The only time it was really a problem was before high school when I had classes with at least two other Nicks. When we started getting into honors and AP classes, though, well, I guess they weren't as smart as me.
rane i don't got a crush on you but i do want to buy you a beer
Swordfights and Projekt are, in my mind, perpetually 14 years old.
i was suicidal a couple weeks ago, which was scary but also oddly comforting; it's a choice over which i have complete control, and i don't feel like i have a lot of that in my life right now. what got me through: not ruining my mom's belated birthday. XD
I find that times when I feel helpless and unable to control my own life are when I start eyeing the knife block. Makes sense, in a way. But things do get better, I promise.
I don't really know what to say here that won't give away who I am
I would like to pause for a moment, to talk about my penis.

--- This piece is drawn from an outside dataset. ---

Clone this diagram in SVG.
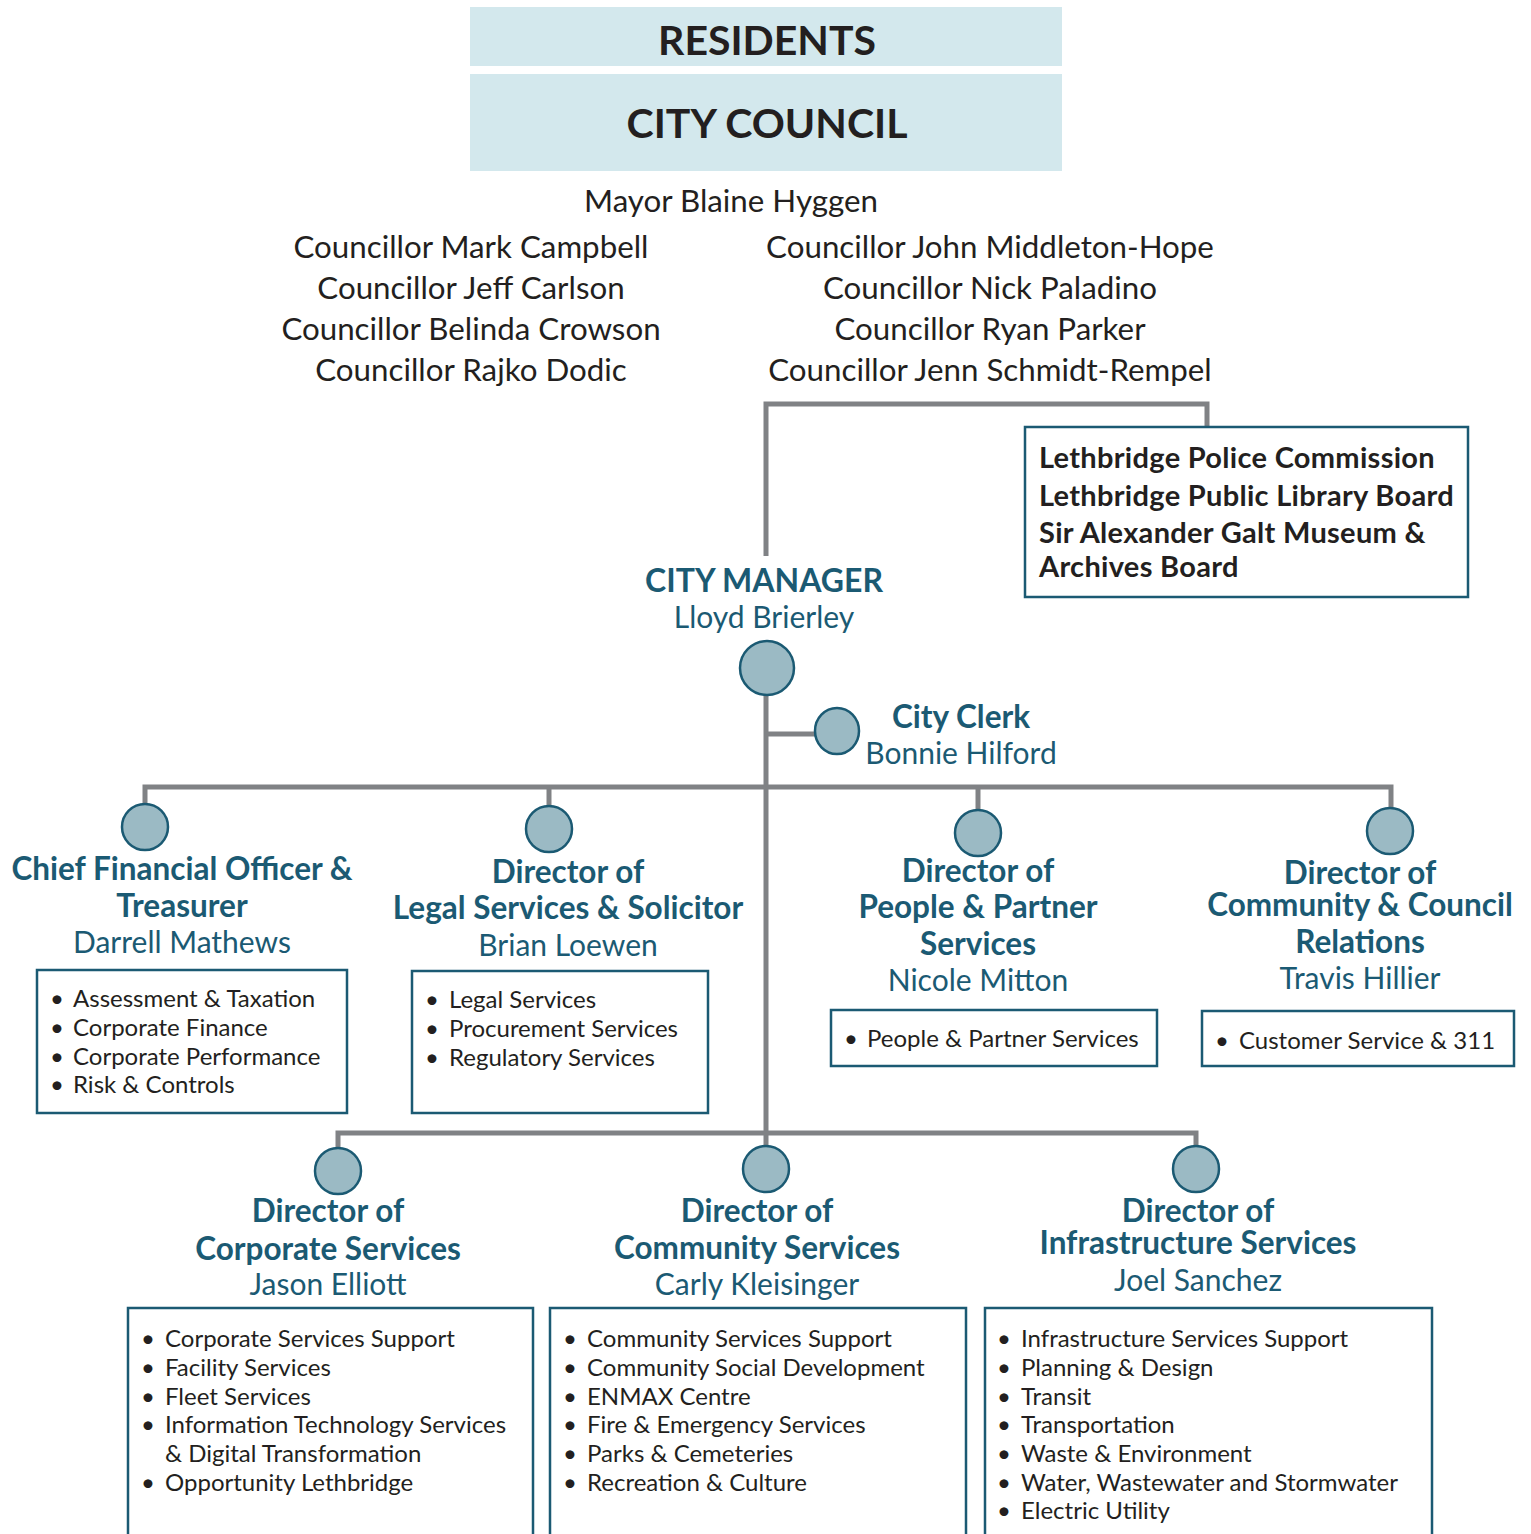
<svg xmlns="http://www.w3.org/2000/svg" width="1531" height="1534" viewBox="0 0 1531 1534">
<style>
text{font-family:Lato,"Liberation Sans",sans-serif;}
.hdr{fill:#d3e8ed;}
.hdrt{font-size:41px;font-weight:bold;fill:#231f20;text-anchor:middle;}
.cn{font-size:31.3px;fill:#231f20;text-anchor:middle;}
.title{font-size:31.5px;font-weight:bold;fill:#1b5a73;text-anchor:middle;}
.cm{font-size:32px;}
.name{font-size:30px;fill:#1b5a73;text-anchor:middle;}
.box{fill:#fff;stroke:#1b5a73;stroke-width:2.5;}
.item{font-size:24px;fill:#231f20;}
.board{font-size:29px;font-weight:bold;fill:#231f20;letter-spacing:0.3px;}
.dot{fill:#9bbac4;stroke:#1b5a73;stroke-width:2.5;}
.ln{fill:none;stroke:#808285;stroke-width:5;}
</style>
<rect width="1531" height="1534" fill="#fff"/>
<g id="connectors">
<path class="ln" d="M766 556 V404 H1207 V426"/>
<path class="ln" d="M766 694 V1145"/>
<path class="ln" d="M766 734 H815"/>
<path class="ln" d="M145 805 V787 H1391 V810"/>
<path class="ln" d="M549 787 V806"/>
<path class="ln" d="M978 787 V810"/>
<path class="ln" d="M338 1148 V1133 H1196 V1146"/>
</g>
<g id="residents">
<rect class="hdr" x="470" y="7" width="592" height="59"/>
<text class="hdrt" x="767" y="55">RESIDENTS</text>
</g>
<g id="city-council">
<rect class="hdr" x="470" y="74" width="592" height="97"/>
<text class="hdrt" x="767" y="138">CITY COUNCIL</text>
<text class="cn" x="731" y="212">Mayor Blaine Hyggen</text>
<text class="cn" x="471" y="258">Councillor Mark Campbell</text>
<text class="cn" x="471" y="299">Councillor Jeff Carlson</text>
<text class="cn" x="471" y="340">Councillor Belinda Crowson</text>
<text class="cn" x="471" y="381">Councillor Rajko Dodic</text>
<text class="cn" x="990" y="258">Councillor John Middleton-Hope</text>
<text class="cn" x="990" y="299">Councillor Nick Paladino</text>
<text class="cn" x="990" y="340">Councillor Ryan Parker</text>
<text class="cn" x="990" y="381">Councillor Jenn Schmidt-Rempel</text>
</g>
<g id="boards">
<rect class="box" x="1025" y="427" width="443" height="170"/>
<text class="board" x="1039" y="468">Lethbridge Police Commission</text>
<text class="board" x="1039" y="506">Lethbridge Public Library Board</text>
<text class="board" x="1039" y="543">Sir Alexander Galt Museum &amp;</text>
<text class="board" x="1039" y="577">Archives Board</text>
</g>
<g id="city-manager">
<text class="title cm" x="764" y="592">CITY MANAGER</text>
<text class="name" x="764" y="628">Lloyd Brierley</text>
<ellipse class="dot" cx="767" cy="668" rx="27" ry="27"/>
</g>
<g id="city-clerk">
<ellipse class="dot" cx="837" cy="731" rx="22" ry="23"/>
<text class="title" x="961" y="728">City Clerk</text>
<text class="name" x="961" y="764">Bonnie Hilford</text>
</g>
<g id="cfo">
<ellipse class="dot" cx="145" cy="827" rx="23" ry="23"/>
<text class="title" x="182" y="880">Chief Financial Officer &amp;</text>
<text class="title" x="182" y="917">Treasurer</text>
<text class="name" x="182" y="953">Darrell Mathews</text>
<rect class="box" x="37" y="970" width="310" height="143"/>
<text class="item" x="50" y="1007">•</text><text class="item" x="73" y="1007">Assessment &amp; Taxation</text>
<text class="item" x="50" y="1036">•</text><text class="item" x="73" y="1036">Corporate Finance</text>
<text class="item" x="50" y="1065">•</text><text class="item" x="73" y="1065">Corporate Performance</text>
<text class="item" x="50" y="1093">•</text><text class="item" x="73" y="1093">Risk &amp; Controls</text>
</g>
<g id="legal">
<ellipse class="dot" cx="549" cy="829" rx="23" ry="23"/>
<text class="title" x="568" y="883">Director of</text>
<text class="title" x="568" y="919">Legal Services &amp; Solicitor</text>
<text class="name" x="568" y="956">Brian Loewen</text>
<rect class="box" x="412" y="971" width="296" height="142"/>
<text class="item" x="425" y="1008">•</text><text class="item" x="449" y="1008">Legal Services</text>
<text class="item" x="425" y="1037">•</text><text class="item" x="449" y="1037">Procurement Services</text>
<text class="item" x="425" y="1066">•</text><text class="item" x="449" y="1066">Regulatory Services</text>
</g>
<g id="people">
<ellipse class="dot" cx="978" cy="833" rx="23" ry="23"/>
<text class="title" x="978" y="882">Director of</text>
<text class="title" x="978" y="918">People &amp; Partner</text>
<text class="title" x="978" y="955">Services</text>
<text class="name" x="978" y="991">Nicole Mitton</text>
<rect class="box" x="831" y="1010" width="326" height="56"/>
<text class="item" x="844" y="1047">•</text><text class="item" x="867" y="1047">People &amp; Partner Services</text>
</g>
<g id="community-council">
<ellipse class="dot" cx="1390" cy="831" rx="23" ry="23"/>
<text class="title" x="1360" y="884">Director of</text>
<text class="title" x="1360" y="916">Community &amp; Council</text>
<text class="title" x="1360" y="953">Relations</text>
<text class="name" x="1360" y="989">Travis Hillier</text>
<rect class="box" x="1202" y="1011" width="312" height="55"/>
<text class="item" x="1215" y="1049">•</text><text class="item" x="1239" y="1049">Customer Service &amp; 311</text>
</g>
<g id="corporate">
<ellipse class="dot" cx="338" cy="1171" rx="23" ry="23"/>
<text class="title" x="328" y="1222">Director of</text>
<text class="title" x="328" y="1260">Corporate Services</text>
<text class="name" x="328" y="1295">Jason Elliott</text>
<rect class="box" x="128" y="1308" width="405" height="240"/>
<text class="item" x="141" y="1347">•</text><text class="item" x="165" y="1347">Corporate Services Support</text>
<text class="item" x="141" y="1376">•</text><text class="item" x="165" y="1376">Facility Services</text>
<text class="item" x="141" y="1405">•</text><text class="item" x="165" y="1405">Fleet Services</text>
<text class="item" x="141" y="1433">•</text><text class="item" x="165" y="1433">Information Technology Services</text>
<text class="item" x="165" y="1462">&amp; Digital Transformation</text>
<text class="item" x="141" y="1491">•</text><text class="item" x="165" y="1491">Opportunity Lethbridge</text>
</g>
<g id="community">
<ellipse class="dot" cx="766" cy="1169" rx="23" ry="23"/>
<text class="title" x="757" y="1222">Director of</text>
<text class="title" x="757" y="1259">Community Services</text>
<text class="name" x="757" y="1295">Carly Kleisinger</text>
<rect class="box" x="550" y="1308" width="416" height="240"/>
<text class="item" x="563" y="1347">•</text><text class="item" x="587" y="1347">Community Services Support</text>
<text class="item" x="563" y="1376">•</text><text class="item" x="587" y="1376">Community Social Development</text>
<text class="item" x="563" y="1405">•</text><text class="item" x="587" y="1405">ENMAX Centre</text>
<text class="item" x="563" y="1433">•</text><text class="item" x="587" y="1433">Fire &amp; Emergency Services</text>
<text class="item" x="563" y="1462">•</text><text class="item" x="587" y="1462">Parks &amp; Cemeteries</text>
<text class="item" x="563" y="1491">•</text><text class="item" x="587" y="1491">Recreation &amp; Culture</text>
</g>
<g id="infrastructure">
<ellipse class="dot" cx="1196" cy="1169" rx="23" ry="23"/>
<text class="title" x="1198" y="1222">Director of</text>
<text class="title" x="1198" y="1254">Infrastructure Services</text>
<text class="name" x="1198" y="1291">Joel Sanchez</text>
<rect class="box" x="985" y="1308" width="447" height="240"/>
<text class="item" x="997" y="1347">•</text><text class="item" x="1021" y="1347">Infrastructure Services Support</text>
<text class="item" x="997" y="1376">•</text><text class="item" x="1021" y="1376">Planning &amp; Design</text>
<text class="item" x="997" y="1405">•</text><text class="item" x="1021" y="1405">Transit</text>
<text class="item" x="997" y="1433">•</text><text class="item" x="1021" y="1433">Transportation</text>
<text class="item" x="997" y="1462">•</text><text class="item" x="1021" y="1462">Waste &amp; Environment</text>
<text class="item" x="997" y="1491">•</text><text class="item" x="1021" y="1491">Water, Wastewater and Stormwater</text>
<text class="item" x="997" y="1519">•</text><text class="item" x="1021" y="1519">Electric Utility</text>
</g>
</svg>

My penis is like a toddler. A toddler—who is a perfectly normal size for his age—on a long road trip to what he thinks is Disney World. My penis is excited because he hasn’t been to Disney World in a long, long time, but remembers a time when he used to go every day. So now the penis toddler is constantly fidgeting, whining “Are we there yet? Are we there yet? How about now? Now? How about... now?”
And Disney World is nowhere in sight.
I like several dudes on the forums and always feel happy when they say they like my posts
I have seen like 2 forum ladies' pictures and haven't talked to anyone enough to develop a crush!
and I was almost named Zachariah, luckily my mom was able to parlay it into Zackary
these were, Blank confessions.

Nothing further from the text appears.